Uma metanálise que condensou 50 anos de pesquisas sobre privação do sono revelou que todas as formas de perda de sono (privação total, perda parcial e fragmentação do sono) produzem mudanças emocionais no dia seguinte, sendo os efeitos mais consistentes a redução do estado de ânimo positivo e o aumento dos níveis de ansiedade.
Um grupo de pesquisadores da Universidade de Manchester destaca que já existe um conjunto significativo de evidências de que a falta de sono é outro fator-chave modificável do estilo de vida “mostrando vínculos prospectivos com vários transtornos psiquiátricos e achados de apoio de estudos de ressonância magnética que sugerem um papel causal no transtorno bipolar”.
— Foi descoberto que os distúrbios do sono aumentam significativamente o risco de comportamento suicida em pessoas que vivem com doenças mentais — acrescentaram.
De fato, uma pesquisa com 8.000 pré-adolescentes descobriu que ter distúrbios do sono aos 10 anos estava associado a um maior risco de pensamentos e comportamentos suicidas nos dois anos seguintes.
O quebra-cabeça sobre as vias neurobiológicas que explicam como e por que vários fatores de estilo de vida impactam a saúde ainda não está completo. Mas o fenômeno da inflamação e o papel do microbioma são dois pontos-chave no impacto dos padrões de vida saudável.
— Com hábitos saudáveis, você pode prevenir algumas doenças mentais, porque o estresse e a inflamação derivada desse estresse fazem parte da etiopatologia [as causas] de muitos transtornos mentais. Todos os hábitos saudáveis somam, mas o exercício físico, as relações interpessoais saudáveis, a dieta saudável e o bom suporte familiar são fundamentais — conclui Marina Díaz Marsá, vice-presidente da Sociedade Espanhola de Psiquiatria.
Raduà apela ao ditado: “mente sã em um corpo são”.

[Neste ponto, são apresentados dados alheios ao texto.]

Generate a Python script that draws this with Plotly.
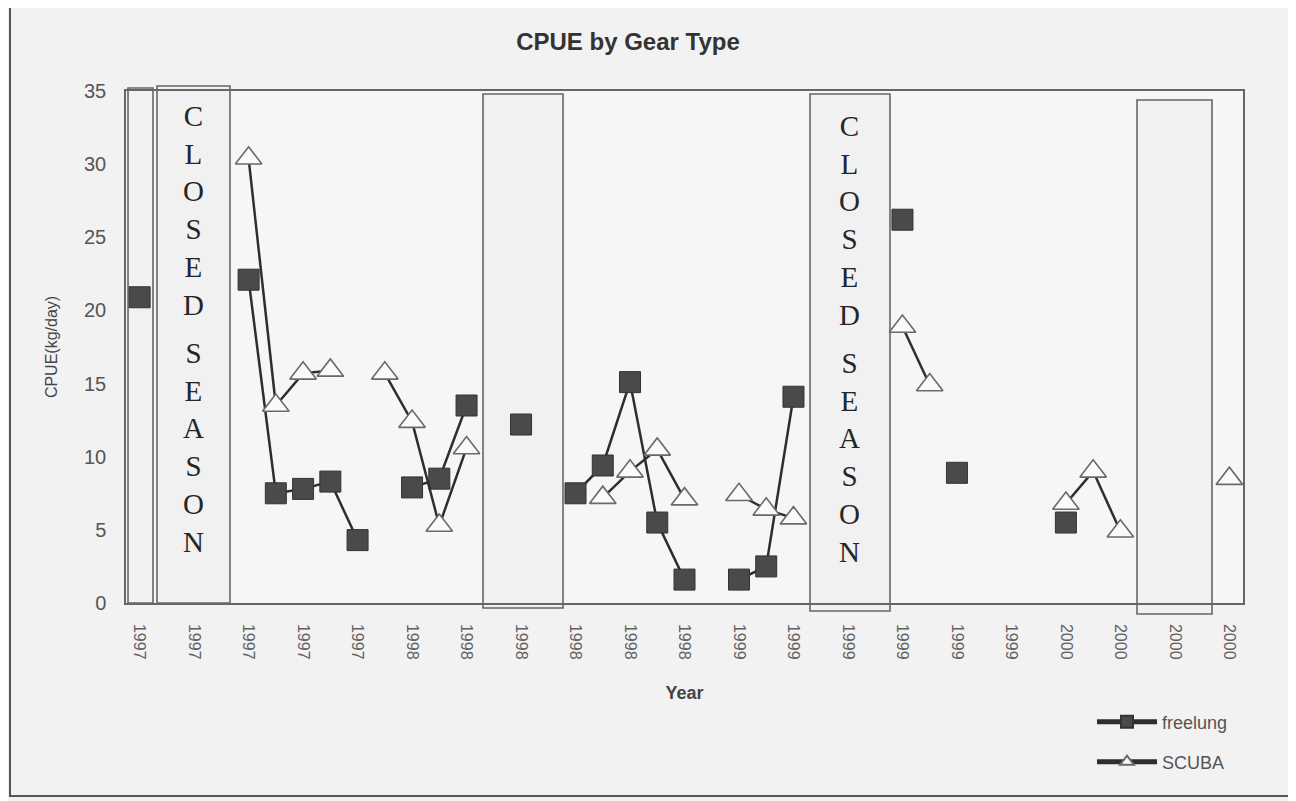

— É muito importante buscar novas terapias para as pessoas que sofrem de transtornos mentais. Mas, às vezes, nos esquecemos da prevenção. Pode ser mais fácil seguir uma dieta saudável e praticar exercícios físicos, que são estratégias sem efeitos prejudiciais e benéficas para o corpo, e poderíamos evitar muitos casos de transtornos mentais — assegura o pesquisador.